Outra agressão ocorreu em uma academia. A funcionária foi discriminada por conta de sua cor. O acusado dizia: “Eu queria que voltasse o tempo da escravidão e todos vocês fossem negros para que eu pudesse dar chibatadas, e assim as coisas seriam do meu jeito”.

Números estão abaixo da realidade

Os 211 boletins de injúria racial registrados só no primeiro semestre deste ano representam um aumento sutil de 3,4% se comparado com o ano passado, quando houve 204 no mesmo período.

Para caracterizar racismo, é necessário que a ofensa seja dirigida a um grupo ou coletividade. Já a injúria racial é individualizada. A pena para ambos vai de um a três anos, mas na injúria cabe fiança.

Apesar dos números, Érica Macedo, delegada-adjunta da Delegacia Especial de Repressão aos Crimes por Discriminação Racial, Religiosa ou por Orientação Sexual ou contra a Pessoa Idosa ou com Deficiência (Decrin), acredita em subnotificação. “Houve aumento no número de denúncias com o passar dos anos, mas as pessoas ainda são tímidas. É importante lembrar que é crime para que a pessoa se sinta encorajada a denunciar”, diz.

Para Érica, muitas vezes as vítimas desacreditam da eficácia da denúncia. “Pensam que a pena será branda, que não dá em nada. O racismo ainda faz parte da cultura. Às vezes a vítima é discriminada e nem se dá conta”, pondera.

Na avaliação da delegada, a discriminação não vem acompanhada de fatores sociais. “Independe de classe econômica, lugar onde mora, idade, nível de escolaridade. Temos denúncias em todo o DF, de todos os tipos de pessoas”, indica.

Ponto de Vista

Educação e punição. Para mudar a sociedade e diminuir o racismo no País, a pesquisadora do Núcleo de Estudos Afro-brasileiros da UnB, Marjorie Chaves, acredita que é preciso a união das duas coisas. “A penalização mostra que é crime e que as pessoas que o cometem têm de ser responsabilizadas.
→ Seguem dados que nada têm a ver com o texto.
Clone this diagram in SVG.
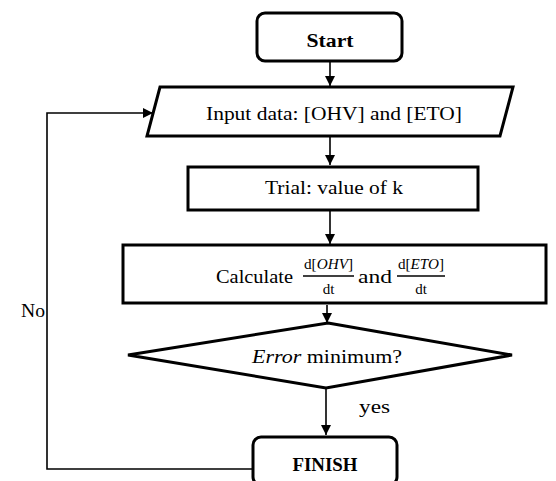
<svg xmlns="http://www.w3.org/2000/svg" width="556" height="481" viewBox="0 0 556 481">
<style>
  .box{fill:#fff;stroke:#000;stroke-width:3}
  .conn{fill:none;stroke:#000;stroke-width:1.6}
  text{font-family:"Liberation Serif","DejaVu Serif",serif;fill:#000}
  .t{font-size:19.5px}
  .b{font-size:18px;font-weight:bold}
  .f{font-size:15px}
  .i{font-style:italic}
</style>
<defs>
  <marker id="ah" markerUnits="userSpaceOnUse" markerWidth="10" markerHeight="10" refX="10" refY="5" orient="auto">
    <path d="M0,0 L10,5 L0,10 z" fill="#000"/>
  </marker>
</defs>
<rect width="556" height="481" fill="#fff"/>
<g id="connectors">
  <line class="conn" x1="330" y1="62" x2="330" y2="86" marker-end="url(#ah)"/>
  <line class="conn" x1="330" y1="137" x2="330" y2="165" marker-end="url(#ah)"/>
  <line class="conn" x1="330" y1="211" x2="330" y2="244" marker-end="url(#ah)"/>
  <line class="conn" x1="327" y1="305" x2="327" y2="323" marker-end="url(#ah)"/>
  <line class="conn" x1="326" y1="388" x2="326" y2="435" marker-end="url(#ah)"/>
  <polyline class="conn" points="253,469 47,469 47,113 153,113" marker-end="url(#ah)"/>
  <text class="t" x="359" y="413" textLength="31" lengthAdjust="spacingAndGlyphs">yes</text>
  <text class="t" x="21" y="317" textLength="24" lengthAdjust="spacingAndGlyphs">No</text>
</g>
<g id="start">
  <rect class="box" x="257" y="13" width="145" height="48" rx="8"/>
  <text class="b" x="330" y="47" text-anchor="middle" textLength="47" lengthAdjust="spacingAndGlyphs">Start</text>
</g>
<g id="input">
  <polygon class="box" points="160,87 513,87 500,136 147,136"/>
  <text class="t" x="206" y="120" textLength="256" lengthAdjust="spacingAndGlyphs">Input data: [OHV] and [ETO]</text>
</g>
<g id="trial">
  <rect class="box" x="188" y="167" width="290" height="43"/>
  <text class="t" x="265" y="194" textLength="138" lengthAdjust="spacingAndGlyphs">Trial: value of k</text>
</g>
<g id="calculate">
  <rect class="box" x="123" y="245" width="423" height="58"/>
  <text class="t" x="216" y="283" textLength="77" lengthAdjust="spacingAndGlyphs">Calculate</text>
  <text class="f" x="304" y="269" textLength="49" lengthAdjust="spacingAndGlyphs">d[<tspan class="i">OHV</tspan>]</text>
  <line x1="303" y1="276" x2="354" y2="276" stroke="#000" stroke-width="1.3"/>
  <text class="f" x="328.5" y="294" text-anchor="middle">dt</text>
  <text class="t" x="358" y="283" textLength="34" lengthAdjust="spacingAndGlyphs">and</text>
  <text class="f" x="398" y="269" textLength="46" lengthAdjust="spacingAndGlyphs">d[<tspan class="i">ETO</tspan>]</text>
  <line x1="397" y1="276" x2="445" y2="276" stroke="#000" stroke-width="1.3"/>
  <text class="f" x="421" y="294" text-anchor="middle">dt</text>
</g>
<g id="decision">
  <polygon class="box" points="328,323 512,355 326,388 128,355"/>
  <text class="t" x="252" y="363" textLength="150" lengthAdjust="spacingAndGlyphs"><tspan class="i">Error</tspan> minimum?</text>
</g>
<g id="finish">
  <rect class="box" x="253" y="437" width="144" height="48" rx="8"/>
  <text class="b" x="325" y="471" text-anchor="middle" textLength="65" lengthAdjust="spacingAndGlyphs">FINISH</text>
</g>
</svg>
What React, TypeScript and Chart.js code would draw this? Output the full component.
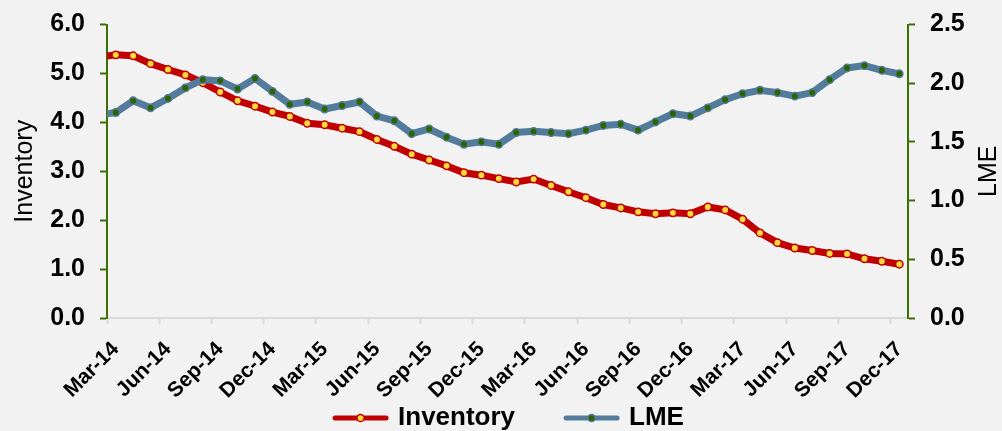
import React, { useEffect, useRef } from 'react';
import { Chart, registerables } from 'chart.js';

Chart.register(...registerables);

const months = [
  'Feb-14', 'Mar-14', 'Apr-14', 'May-14', 'Jun-14', 'Jul-14', 'Aug-14', 'Sep-14', 'Oct-14', 'Nov-14', 'Dec-14',
  'Jan-15', 'Feb-15', 'Mar-15', 'Apr-15', 'May-15', 'Jun-15', 'Jul-15', 'Aug-15', 'Sep-15', 'Oct-15', 'Nov-15', 'Dec-15',
  'Jan-16', 'Feb-16', 'Mar-16', 'Apr-16', 'May-16', 'Jun-16', 'Jul-16', 'Aug-16', 'Sep-16', 'Oct-16', 'Nov-16', 'Dec-16',
  'Jan-17', 'Feb-17', 'Mar-17', 'Apr-17', 'May-17', 'Jun-17', 'Jul-17', 'Aug-17', 'Sep-17', 'Oct-17', 'Nov-17', 'Dec-17',
];

const inventory = [
  5.33, 5.38, 5.36, 5.20, 5.08, 4.97, 4.81, 4.62, 4.44, 4.33, 4.21, 4.12, 3.98, 3.95, 3.88, 3.81,
  3.65, 3.51, 3.35, 3.23, 3.11, 2.97, 2.92, 2.85, 2.78, 2.84, 2.71, 2.58, 2.46, 2.32, 2.25, 2.17,
  2.13, 2.15, 2.13, 2.27, 2.21, 2.02, 1.74, 1.54, 1.43, 1.38, 1.32, 1.31, 1.21, 1.16, 1.10,
];

const lme = [
  1.73, 1.75, 1.85, 1.79, 1.87, 1.96, 2.03, 2.02, 1.95, 2.04, 1.93, 1.82, 1.84, 1.78, 1.81, 1.84,
  1.72, 1.68, 1.57, 1.61, 1.54, 1.48, 1.50, 1.48, 1.58, 1.59, 1.58, 1.57, 1.60, 1.64, 1.65, 1.60,
  1.67, 1.74, 1.72, 1.79, 1.86, 1.91, 1.94, 1.92, 1.89, 1.92, 2.03, 2.13, 2.15, 2.11, 2.08,
];

const leftTitle = 'Inventory';
const rightTitle = 'LME';
const leftTicks = [0, 1, 2, 3, 4, 5, 6];
const rightTicks = [0, 0.5, 1, 1.5, 2, 2.5];
const firstShown = 1; // Mar-14
const tickEvery = 3;

const FONT = '"Liberation Sans", Arial, Helvetica, sans-serif';
const RED = '#C00000';
const YELLOW = '#FFD83C';
const BLUE = '#527B9C';
const DKGREEN = '#2C6400';
const AXISGREEN = '#3C7000';
const GRAY = '#D9D9D9';
const BG = '#F2F2F2';

export default function App() {
  const ref = useRef<HTMLCanvasElement | null>(null);

  useEffect(() => {
    if (!ref.current) return;
    Chart.defaults.font.family = FONT;
    Chart.defaults.color = '#000';

    const rightTitlePlugin = {
      id: 'rightTitle',
      afterDraw(chart: any) {
        const s = chart.scales.y1;
        const area = chart.chartArea;
        const ctx = chart.ctx;
        ctx.save();
        ctx.translate(s.right - 13, (area.top + area.bottom) / 2);
        ctx.rotate(-Math.PI / 2);
        ctx.font = `25px ${FONT}`;
        ctx.fillStyle = '#000';
        ctx.textAlign = 'center';
        ctx.textBaseline = 'middle';
        ctx.fillText(rightTitle, 0, 0);
        ctx.restore();
      },
    };

    const legendPlugin = {
      id: 'lineLegend',
      afterDraw(chart: any) {
        const ctx = chart.ctx;
        const lineW = 57;
        const gapText = 9;
        const gapItem = 48;
        const cy = 418;
        ctx.save();
        ctx.font = `bold 26px ${FONT}`;
        const items = chart.data.datasets.map((ds: any) => ({
          ds,
          w: ctx.measureText(ds.label).width,
        }));
        const total =
          items.reduce((s: number, it: any) => s + lineW + gapText + it.w, 0) +
          gapItem * (items.length - 1);
        let x = 508 - total / 2;
        items.forEach((it: any) => {
          const ds = it.ds;
          ctx.strokeStyle = ds.borderColor;
          ctx.lineWidth = 5;
          ctx.lineCap = 'round';
          ctx.beginPath();
          ctx.moveTo(x + 3, cy);
          ctx.lineTo(x + lineW - 3, cy);
          ctx.stroke();
          ctx.beginPath();
          ctx.arc(x + lineW / 2, cy, 3.6, 0, Math.PI * 2);
          ctx.fillStyle = ds.pointBackgroundColor;
          ctx.fill();
          ctx.lineWidth = 1.5;
          ctx.strokeStyle = ds.pointBorderColor;
          ctx.stroke();
          ctx.fillStyle = '#000';
          ctx.textAlign = 'left';
          ctx.textBaseline = 'middle';
          ctx.fillText(ds.label, x + lineW + gapText, cy);
          x += lineW + gapText + it.w + gapItem;
        });
        ctx.restore();
      },
    };

    const yAxisCommon = (ticks: number[], width: number) => ({
      type: 'linear',
      afterBuildTicks: (scale: any) => {
        scale.ticks = ticks.map((v) => ({ value: v }));
      },
      afterFit: (scale: any) => {
        scale.width = width;
        scale.paddingTop = 12;
        scale.paddingBottom = 12;
      },
      ticks: {
        padding: 15,
        color: '#000',
        font: { size: 25, weight: 'bold' },
        callback: (v: any) => Number(v).toFixed(1),
      },
      grid: {
        drawOnChartArea: false,
        drawTicks: true,
        tickLength: 7,
        tickWidth: 2,
        tickColor: AXISGREEN,
      },
      border: { display: true, color: AXISGREEN, width: 2 },
    });

    const chart = new Chart(ref.current, {
      type: 'line',
      data: {
        datasets: [
          {
            label: 'Inventory',
            data: months.map((_, i) => ({ x: i, y: inventory[i] })),
            yAxisID: 'y',
            borderColor: RED,
            borderWidth: 7,
            pointRadius: 3.7,
            pointBorderWidth: 1.5,
            pointBackgroundColor: YELLOW,
            pointBorderColor: RED,
            tension: 0,
            order: 1,
          },
          {
            label: 'LME',
            data: months.map((_, i) => ({ x: i, y: lme[i] })),
            yAxisID: 'y1',
            borderColor: BLUE,
            borderWidth: 7,
            pointRadius: 3.7,
            pointBorderWidth: 1.5,
            pointBackgroundColor: DKGREEN,
            pointBorderColor: BLUE,
            tension: 0,
            order: 0,
          },
        ],
      },
      options: {
        responsive: false,
        animation: false,
        layout: { padding: { top: 24.5, bottom: 0, left: 0, right: 0 } },
        plugins: {
          tooltip: { enabled: false },
          legend: { display: false },
        },
        scales: {
          x: {
            type: 'linear',
            min: firstShown - 0.5,
            max: months.length - 0.5,
            afterBuildTicks: (scale: any) => {
              const t: any[] = [];
              for (let i = firstShown; i < months.length; i += tickEvery) {
                t.push({ value: i - 0.5 });
                t.push({ value: i });
              }
              scale.ticks = t;
            },
            afterFit: (scale: any) => {
              scale.height = 113;
            },
            ticks: {
              autoSkip: false,
              maxRotation: 45,
              minRotation: 45,
              padding: 13,
              color: '#000',
              font: { size: 21, weight: 'bold' },
              callback: (v: any) => (Number.isInteger(v) ? months[v] : ''),
            },
            grid: {
              drawOnChartArea: false,
              drawTicks: true,
              tickLength: 6,
              tickWidth: 2,
              tickColor: (ctx: any) =>
                ctx.tick && Number.isInteger(ctx.tick.value) ? 'rgba(0,0,0,0)' : GRAY,
            },
            border: { display: true, color: GRAY, width: 2 },
          },
          y: {
            ...yAxisCommon(leftTicks, 107),
            position: 'left',
            min: 0,
            max: 6,
            title: {
              display: true,
              text: leftTitle,
              color: '#000',
              padding: { top: 10, bottom: 0 },
              font: { size: 25, weight: 'normal' },
            },
          },
          y1: {
            ...yAxisCommon(rightTicks, 94),
            position: 'right',
            min: 0,
            max: 2.5,
          },
        },
      } as any,
      plugins: [rightTitlePlugin, legendPlugin],
    });

    return () => chart.destroy();
  }, []);

  return (
    <div
      style={{
        position: 'fixed',
        left: 0,
        top: 0,
        width: 1002,
        height: 431,
        background: BG,
      }}
    >
      <canvas ref={ref} width={1002} height={431} style={{ display: 'block' }} />
    </div>
  );
}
A mudança que precisamos é estrutural. Temos que discutir abertamente e entender que a questão diz respeito a toda a sociedade, e não só aos negros”. Para ela, há uma brecha na legislação na hora de tipificar os crimes. “No Brasil, não há a prática da condenação do racismo. Isso leva à certeza da impunidade. Muitas vezes, os autores perpetuam as atitudes e nem se arrependem. As vítimas também acabam desestimuladas, mas eu continuo achando que se deve denunciar. Se não é cumprido como está na lei, ao menos externaliza e expõe a pessoa”, conclui.

Serviço

Como denunciar

O registro de crimes de racismo e injúria racial pode ser feito em qualquer delegacia de área ou na Delegacia Especial de Repressão aos Crimes por Discriminação Racial, Religiosa ou por Orientação Sexual ou contra a Pessoa Idosa ou com Deficiência (Decrin).

A Decrin funciona de segunda a sexta, das 12h às 19h, e fica no Departamento de Polícia Especializada (na altura do Sudoeste). Outro serviço disponível é o da Delegacia Eletrônica, no site www.pcdf.df.gov.br.